Whether you think these are big differences is up to you. Bear in mind, however, that the income figures are medians of distributions that overlap a lot. Furthermore, because these are just aggregate population statistics, they leave out many other factors that could be influencing the numbers. For starters, it’s probably a fair assumption that people who major in business management are more interested in making money than people who major in history, to begin with, and will therefore seek out higher-paying jobs. So the difference in median incomes — which is only $5,000 — could easily reflect differences in the people who choose those majors rather than differences in the job skills provided by those majors. Then there’s the fact that more women major in history and English than in business. Given that women make less money than men, even for the same jobs, that factor will also artificially increase the earnings gap between business management and humanities majors.

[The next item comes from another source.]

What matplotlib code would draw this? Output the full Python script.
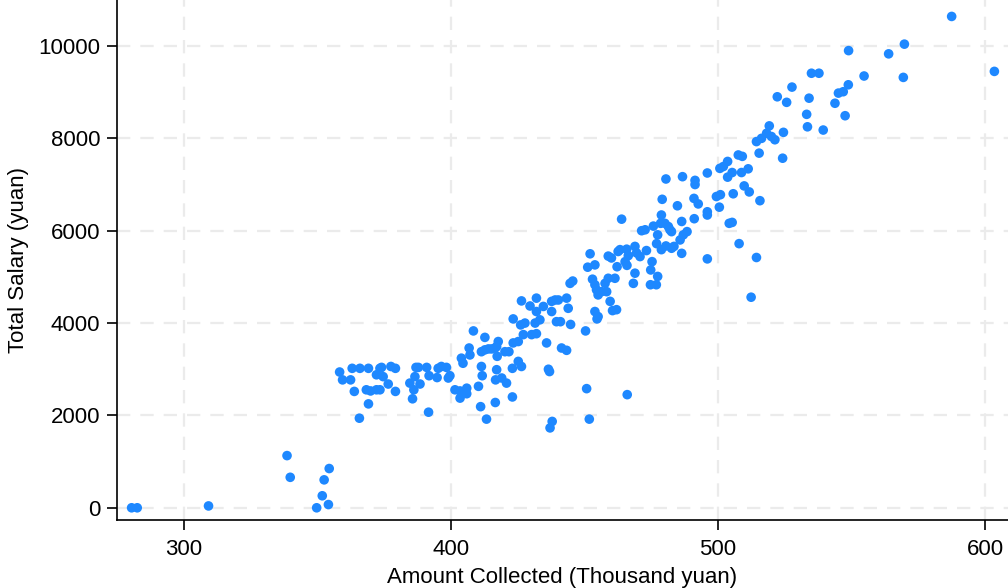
import matplotlib.pyplot as plt

# amount collected (thousand yuan) and total salary (yuan) per employee
amount = [
    280.4, 282.5, 309.2, 338.6, 339.8, 349.7, 354.1, 351.8, 352.5, 354.4,
    358.3, 359.4, 363.0, 362.4, 363.8, 365.7, 365.9, 369.1, 369.1, 368.3,
    369.9, 372.1, 373.4, 372.1, 373.4, 374.0, 374.6, 376.5, 377.5, 379.2,
    379.2, 384.6, 386.5, 386.9, 387.8, 390.9, 388.4, 386.1, 385.6, 391.6,
    391.8, 394.8, 395.2, 396.4, 398.3, 399.0, 399.6, 401.5, 403.4, 405.9,
    405.9, 403.4, 403.9, 404.5, 406.8, 407.1, 408.4, 410.3, 411.1, 411.4,
    411.7, 411.4, 412.7, 414.0, 415.2, 416.5, 417.7, 417.1, 412.7, 417.3,
    417.1, 416.7, 419.0, 420.8, 416.6, 413.3, 420.2, 421.7, 423.3, 423.0,
    423.0, 423.3, 425.2, 425.2, 426.4, 426.1, 427.7, 427.1, 426.4, 429.6,
    432.0, 432.0, 434.6, 437.7, 439.0, 440.2, 437.7, 443.3, 443.9, 444.6,
    445.6, 431.5, 433.3, 439.5, 441.0, 444.8, 430.2, 432.0, 435.8, 441.4,
    443.3, 436.5, 436.9, 450.4, 450.8, 466.0, 437.9, 437.1, 451.8, 452.1,
    451.2, 453.9, 453.0, 453.9, 454.5, 455.1, 456.4, 458.3, 457.7, 458.9,
    461.4, 459.6, 453.9, 455.1, 454.7, 460.5, 462.0, 458.9, 460.1, 462.6,
    463.3, 465.8, 465.2, 466.4, 468.9, 469.5, 468.9, 468.3, 462.2, 463.9,
    471.4, 472.7, 475.8, 478.8, 478.5, 480.1, 481.4, 482.0, 482.6, 477.4,
    477.0, 478.8, 480.5, 482.6, 483.5, 479.1, 480.5, 484.8, 486.4, 486.4,
    485.8, 487.0, 488.4, 486.7, 491.4, 491.4, 491.0, 492.6, 491.1, 496.0,
    496.0, 496.0, 470.8, 473.2, 475.3, 474.8, 477.4, 474.7, 476.9, 465.9,
    522.2, 525.7, 519.2, 518.2, 516.3, 514.4, 520.0, 521.3, 524.5, 515.4,
    524.2, 507.6, 509.1, 503.6, 500.7, 502.0, 505.3, 503.6, 508.8, 511.3,
    509.8, 511.7, 499.4, 500.9, 505.7, 515.7, 500.5, 496.0, 504.2, 505.3,
    507.9, 514.4, 535.0, 537.8, 548.8, 546.9, 545.1, 543.8, 547.6, 527.7,
    534.1, 533.2, 533.5, 539.4, 587.5, 603.5, 569.8, 569.4, 563.9, 554.7,
    548.9, 512.4,
]
salary = [
    0, 0, 40, 1130, 660, 0, 70, 260, 605, 850,
    2940, 2770, 3020, 2770, 2520, 1940, 3020, 3020, 2250, 2555,
    2530, 2555, 2555, 2880, 3020, 3040, 2840, 2680, 3060, 3020,
    2520, 2700, 2840, 3040, 3040, 3040, 2680, 2555, 2360, 2070,
    2860, 2820, 3020, 3060, 3040, 2810, 2860, 2555, 2530, 2590,
    2470, 2375, 3240, 3130, 3460, 3310, 3830, 2630, 2190, 3060,
    2860, 3380, 3420, 3440, 3440, 3460, 3600, 3490, 3690, 3280,
    2990, 2770, 2810, 2700, 2280, 1920, 3380, 3380, 4090, 3020,
    2400, 3570, 3600, 3170, 3060, 3960, 4000, 3750, 4480, 4370,
    4540, 4250, 4360, 4470, 4500, 4500, 4250, 4540, 4320, 4860,
    4910, 4000, 4070, 4030, 4030, 3970, 3750, 3770, 3570, 3460,
    3410, 3000, 2950, 3830, 2580, 2450, 1870, 1730, 1920, 5500,
    5210, 5260, 4950, 4830, 4720, 4610, 4680, 4680, 4860, 4970,
    4970, 4470, 4250, 4140, 4090, 4270, 4290, 5450, 5410, 5550,
    5590, 5600, 5330, 5460, 5660, 5520, 5080, 4860, 5220, 6250,
    6000, 6020, 6100, 6340, 6160, 6160, 6090, 6020, 5980, 5910,
    5720, 5590, 5670, 5620, 5660, 6680, 7120, 6540, 6200, 5510,
    5800, 5910, 5980, 7170, 7090, 7000, 6700, 6580, 6260, 7250,
    6410, 5390, 5440, 5570, 5330, 5150, 5010, 4830, 4830, 5250,
    8900, 8780, 8270, 8110, 8000, 7930, 8040, 7970, 8130, 7680,
    7570, 7640, 7610, 7500, 7350, 7390, 7260, 7160, 7260, 7340,
    6970, 6840, 6740, 6780, 6800, 6650, 6510, 6340, 6160, 6180,
    5720, 5420, 9410, 9410, 9160, 9010, 8980, 8760, 8490, 9110,
    8870, 8520, 8250, 8180, 10640, 9450, 10040, 9320, 9830, 9350,
    9900, 4560,
]

x_ticks = [300, 400, 500, 600]
y_ticks = [0, 2000, 4000, 6000, 8000, 10000]

plt.rcParams['font.family'] = ['Liberation Sans', 'DejaVu Sans']

fig = plt.figure(figsize=(10.08, 5.88), dpi=100)
ax = fig.add_axes([0.116, 0.116, 0.884, 0.884])

ax.scatter(amount, salary, s=48, color='#1e88ff', edgecolors='none', zorder=3)

ax.set_xlim(274.9, 608.6)
ax.set_ylim(-260, 10996)
ax.set_xticks(x_ticks)
ax.set_yticks(y_ticks)

ax.set_xlabel('Amount Collected (Thousand yuan)', fontsize=16, labelpad=5)
ax.set_ylabel('Total Salary (yuan)', fontsize=16, labelpad=7)
ax.tick_params(axis='both', labelsize=16, direction='out', length=7, width=1.2)
ax.tick_params(axis='x', pad=7)
ax.tick_params(axis='y', pad=5)

ax.grid(True, color='#ebebeb', linestyle=(0, (6, 4.5)), linewidth=1.6, zorder=0)
ax.set_axisbelow(True)
ax.spines['top'].set_visible(False)
ax.spines['right'].set_visible(False)
ax.spines['left'].set_linewidth(1.2)
ax.spines['bottom'].set_linewidth(1.2)

plt.savefig('out.png', dpi=100)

Ultimately, the idea that you have to major in something that will lead directly to a job is overblown. Much more depends on you as a person than on what you major in. While I don’t think it’s helpful to say that you should just major in whatever interests you, I think it is entirely possible that a philosophy degree could prepare you better for a long, varied, and fulfilling professional life than a degree in marketing or being a medical technician. The days when we saw college as a place to explore esoteric interests and become a well-rounded intellectual are gone forever, perhaps for the better. But we should not abandon the idea that a college education should give people the basic intellectual skills to understand and analyze information, generate new ideas, engage in reasoned debate with their peers, communicate clearly, and appreciate the perspectives of other people. Those you can develop by studying almost anything that is intellectual stimulating and challenging.